Mais elle s'est rattrapée en s'exprimant longuement par écrit sur ce sujet. Et là personne n'a pu censurer ses propos...
Comment un responsable de violences contre une femme peut-il devenir ministre ? : https://t.co/5LltOgpJaF
— Députée Attard et al (@TeamIsaAttard) 11 octobre 2016
Le temps où l'on baîllonnait les femmes, en particulier celles qui osaient se lancer dans l'arène politique, semble bel et bien révolu. Les Américaines donnent de la voix outre-Atlantique, contre Donald Trump et ses très mauvaises manières. Voici que des attachées parlementaires françaises libèrent la parole de leurs consoeurs malmenées à longueur de temps et de travail.

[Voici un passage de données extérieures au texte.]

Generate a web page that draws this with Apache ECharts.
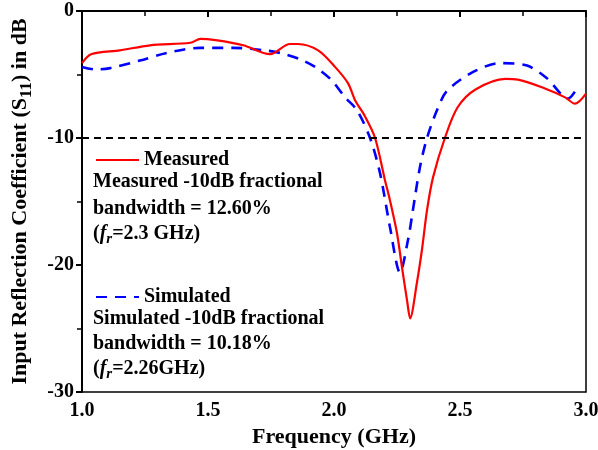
<!DOCTYPE html>
<html>
	<head>
		<meta charset="utf-8" />
		<title>S11</title>
		<script src="https://cdn.jsdelivr.net/npm/echarts@6/dist/echarts.min.js"></script>
	</head>
	<body style="margin:0;background:#fff;">
		<div id="chart" style="width:598px;height:450px;"></div>
	</body>
	<script type="text/javascript">

	// measured S11 (GHz, dB)
	var measFreq = [1.0, 1.036, 1.15, 1.27, 1.43, 1.47, 1.53, 1.64, 1.746, 1.825, 1.857, 1.937, 2.004, 2.056, 2.083, 2.123, 2.163, 2.202, 2.222, 2.25, 2.27, 2.29, 2.302, 2.329, 2.349, 2.369, 2.393, 2.44, 2.49, 2.56, 2.68, 2.73, 2.837, 2.917, 2.956, 3.0];
	var measDb   = [-4.1, -3.4, -3.1, -2.7, -2.5, -2.2, -2.3, -2.7, -3.4, -2.6, -2.6, -3.1, -4.4, -5.7, -7.0, -8.3, -10, -13.3, -14.9, -17.5, -20.2, -22.8, -24.2, -21.4, -18.8, -15.7, -13.1, -10, -7.6, -6.2, -5.35, -5.4, -6.1, -6.8, -7.3, -6.5];
	// simulated S11
	var simFreq = [1.0, 1.052, 1.111, 1.23, 1.337, 1.468, 1.6, 1.726, 1.786, 1.865, 1.925, 1.988, 2.044, 2.091, 2.143, 2.183, 2.222, 2.262, 2.294, 2.313, 2.341, 2.369, 2.409, 2.448, 2.552, 2.659, 2.766, 2.845, 2.929, 2.964];
	var simDb   = [-4.4, -4.6, -4.5, -3.9, -3.3, -2.9, -2.9, -3.1, -3.3, -3.8, -4.4, -5.4, -6.8, -7.8, -10, -12.8, -17.0, -20.6, -18.0, -15.7, -12.3, -10, -7.8, -6.3, -4.8, -4.1, -4.3, -5.3, -6.9, -6.1];
	var refLevel = -10;

	function pairs(xs, ys){
		var out = [];
		for (var i = 0; i < xs.length; i++) out.push([xs[i], ys[i]]);
		return out;
	}

	var font = 'Liberation Serif';
	var fs = 20;
	var txtFont = 'bold ' + fs + 'px "Liberation Serif"';
	var rich = {
		b: {fontFamily: font, fontWeight: 'bold', fontSize: fs, color: '#000'},
		f: {fontFamily: font, fontWeight: 'bold', fontStyle: 'italic', fontSize: fs, color: '#000'},
		r: {fontFamily: font, fontWeight: 'bold', fontStyle: 'italic', fontSize: 15, color: '#000', verticalAlign: 'bottom', padding: [10, 0, 0, 0]}
	};
	var legendText = {fontFamily: font, fontWeight: 'bold', fontSize: fs, color: '#000'};

	var myChart = echarts.init(document.getElementById('chart'));
	var option = {
		backgroundColor: '#fff',
		animation: false,
		grid: {
			left: 82, right: 12, top: 11, bottom: 58,
			outerBoundsMode: 'none', containLabel: false,
			show: true, borderColor: '#000', borderWidth: 1.5
		},
		legend: [
			{
				data: ['Measured'], left: 90, top: 145, itemWidth: 43, itemHeight: 10, itemGap: 8,
				itemStyle: {color: 'transparent', borderWidth: 0},
				textStyle: legendText
			},
			{
				data: ['Simulated'], left: 90, top: 282, itemWidth: 43, itemHeight: 10, itemGap: 8,
				itemStyle: {color: 'transparent', borderWidth: 0},
				textStyle: legendText
			}
		],
		xAxis: {
			type: 'value', min: 1, max: 3, interval: 0.5,
			name: 'Frequency (GHz)', nameLocation: 'middle', nameGap: 34,
			nameTextStyle: {fontFamily: font, fontWeight: 'bold', fontSize: 22, color: '#000'},
			axisLine: {lineStyle: {color: '#000', width: 2}},
			axisTick: {inside: false, length: 6, lineStyle: {color: '#000', width: 2}},
			minorTick: {show: true, splitNumber: 2, length: 5, lineStyle: {color: '#000', width: 1.5}},
			axisLabel: {fontFamily: font, fontWeight: 'bold', fontSize: 20, color: '#000', margin: 9,
				formatter: function(v){ return v.toFixed(1); }},
			splitLine: {show: false}
		},
		yAxis: {
			type: 'value', min: -30, max: 0, interval: 10,
			name: '{t|Input Reflection Coefficient (S}{s|11}{t|) in dB}',
			nameLocation: 'middle', nameGap: 47, nameRotate: 90,
			nameTextStyle: {
				rich: {
					t: {fontFamily: font, fontWeight: 'bold', fontSize: 22, color: '#000'},
					s: {fontFamily: font, fontWeight: 'bold', fontSize: 17, color: '#000', verticalAlign: 'bottom', padding: [12, 0, 0, 0]}
				}
			},
			axisLine: {show: true, lineStyle: {color: '#000', width: 2}},
			axisTick: {show: true, inside: false, length: 6, lineStyle: {color: '#000', width: 2}},
			minorTick: {show: true, splitNumber: 2, length: 5, lineStyle: {color: '#000', width: 1.5}},
			axisLabel: {fontFamily: font, fontWeight: 'bold', fontSize: 20, color: '#000', margin: 8},
			splitLine: {show: false}
		},
		graphic: [
			{type: 'text', left: 93, top: 172, style: {text: 'Measured -10dB fractional', font: txtFont, fill: '#000'}},
			{type: 'text', left: 93, top: 199, style: {text: 'bandwidth = 12.60%', font: txtFont, fill: '#000'}},
			{type: 'text', left: 93, top: 224, style: {text: '{b|(}{f|f}{r|r}{b|=2.3 GHz)}', rich: rich}},
			{type: 'text', left: 93, top: 309, style: {text: 'Simulated -10dB fractional', font: txtFont, fill: '#000'}},
			{type: 'text', left: 93, top: 334, style: {text: 'bandwidth = 10.18%', font: txtFont, fill: '#000'}},
			{type: 'text', left: 93, top: 359, style: {text: '{b|(}{f|f}{r|r}{b|=2.26GHz)}', rich: rich}}
		],
		series: [
			{
				name: 'Measured', type: 'line', symbol: 'none', smooth: 0.3,
				lineStyle: {color: '#ff0000', width: 2.2},
				itemStyle: {color: '#ff0000'},
				data: pairs(measFreq, measDb),
				markLine: {
					silent: true, symbol: ['none', 'none'], label: {show: false},
					lineStyle: {color: '#000', type: [7, 5], width: 2.2},
					data: [{yAxis: refLevel}]
				},
				z: 3
			},
			{
				name: 'Simulated', type: 'line', symbol: 'none', smooth: 0.3,
				lineStyle: {color: '#0000ff', width: 2.6, type: [11, 8]},
				itemStyle: {color: '#0000ff'},
				data: pairs(simFreq, simDb),
				z: 2
			}
		]
	};
	myChart.setOption(option);

	</script>
</html>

"L’ambiance générale est mauvaise, disons-le, dans les palais de la République. Pour peu que vous soyez une femme, une collaboratrice qui plus est, vous vous sentirez vite étouffée par les regards lourds, les sous-entendus graveleux et les réflexions humiliantes qui ne font rire que leurs auteurs. Nous entendons chaque jour des anecdotes sur des situations inappropriées. Cela va de la simple (et très courante) remarque « Elle est belle ta robe dis-moi, elle te met bien en valeur, je ne suis pas sûr de pouvoir me concentrer ce matin » aux comportements déplacés, comme celui-ci : « Un midi, dans l’ascenseur avec des collègues. Un député entre. Il me déshabille du regard quinze fois… Une avalanche de coups d’œil salaces pendant les cinq étages qui restent à descendre. Je baisse les yeux, je me sens hypermal, je ne sais plus où me mettre, où poser mon propre regard. Arrivé en bas, un de mes collègues commente : “Ah bah dis donc, tu as plu au monsieur.” Oui, apparemment, pour certains, je ne suis que de la chair fraîche. De façon épisodique, avec notamment l’affaire Baupin, l’affaire Tron, l’affaire DSK, et l’actuel cas Baylet, le monde politique s’insurge contre l’un de ses membres qui aurait simplement 'dérapé'. Ces affaires sont des cas extrêmes de harcèlement ou d’agression sexuelle, mais les propos et agissements sexistes sont le quotidien des femmes en politique, qu’elles soient élues ou collaboratrices", expliquent-elles dans une tribune parue dans Le Monde daté du 18 octobre 2016.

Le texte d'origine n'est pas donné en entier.